Gov. Gretchen Whitmer’s order for Canadian oil company Enbridge to shut down Line 5 by May will not have any bearing on at least one part of Enbridge’s permitting quest to build a replacement pipeline after all, much to the disappointment of many environmentalists.
Administrative Law Judge Dennis Mack ruled Tuesday that although the Michigan Public Service Commission (MPSC) must consider environmental impacts of Enbridge’s proposed Line 5 tunnel project, those impacts will not include the context of climate change and the need for Line 5 oil overall.
Environmentalists had praised the MPSC decision in early December to hold a rehearing in light of Whitmer’s move to revoke Enbridge’s long-held easement with the state, arguing that it may have significantly changed the scope of the case.

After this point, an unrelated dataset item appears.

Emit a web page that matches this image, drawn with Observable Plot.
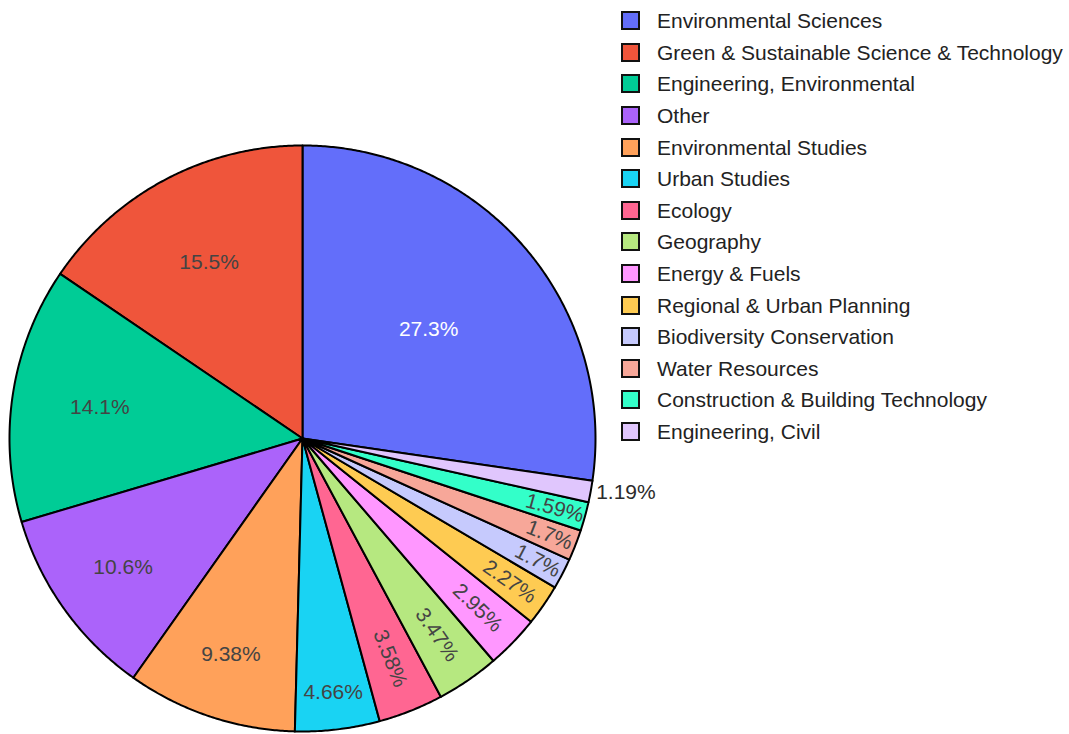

But Mack’s decision says otherwise. According to the ruling, Whitmer’s actions do not require a shift in scope to include climate change-related factors in the pending case before the three-member panel.
“The Commission’s jurisdiction under Act 16 is over the proposal to relocate the existing pipelines into the Utility Tunnel, and a component of that jurisdiction is examining the environmental impacts of that conduct, consistent with the judicial and Commission construction of that term, under MEPA [Michigan Environmental Protection Act],” Mack’s ruling reads.
“The issuance of [Whitmer’s Nov. 13 notice] does not expand the MEPA inquiry to include the environmental effects of the operation and safety of Line 5, or those arising from the production, refinement, and consumption of the oil transported on Line 5,” Mack concludes.
Enbridge spokesperson Ryan Duffy said Mack’s decision is an “important step in securing the timely construction” of the tunnel project.
“We support the judge’s decision,” Duffy said. “… We look forward to working with the MPSC to address citizen concerns as the MPSC gives ample opportunity for all Michiganders to be heard — while preventing the process from being misused to promote issues unrelated to the project.”
Enbridge first filed the application in question on April 17 before the MPSC. The company seeks a state permit to replace the nearly 70-year-old Line 5 pipeline with a new, tunnel-enclosed pipeline under the Straits of Mackinac.
Along with the MPSC, the Michigan Department of Environment, Great Lakes and Energy (EGLE) and the U.S. Army Corps of Engineers are also in charge of the project’s permitting process. EGLE is the only state agency to grant Enbridge permits for the project so far.
Mack had previously ruled for Enbridge in October by strictly limiting the scope of MPSC’s case to the tunnel project itself and without consideration of variables like environmental impacts.
Based on the now-rescheduled hearings and filing deadlines, case #U-20763 before the MPSC is set to heat up in mid-August. The latest filing deadlines have been pushed back to October.
While the MPSC’s decision in December to order a rehearing had drawn praise and optimism from environmentalists, Tuesday’s ruling has caused some of the same groups to now express their disappointment.
For the Love of Water (FLOW), the Environmental Law & Policy Center (ELPC) and the Michigan Climate Action Network (MiCAN) all plan to appeal the decision.
“Administrative Law Judge Dennis Mack rejected our argument and we respectfully disagree with his conclusion,” said Margrethe Kearney, senior attorney at the ELPC. “It is still our view that Gov. Whitmer’s Revocation and Termination of the existing Line 5 dual pipelines should have changed the context of the climate question in front of the Michigan Public Service Commission. We intend to appeal Judge Mack’s decision.”
Sean McBrearty, campaign coordinator for the anti-Line 5 Oil & Water Don’t Mix coalition, said the MPSC should consider climate change impacts anyway.
“There should be no disputing that a major proposed project like the Great Lakes Tunnel requires decisions made at the highest level. When that decision involves constructing a massive tunnel under the Straits that has already doubled in projected costs and will contribute to greenhouse gas emissions for 99 years, Michigan can’t go the route of rubber stamping this project,” McBrearty said.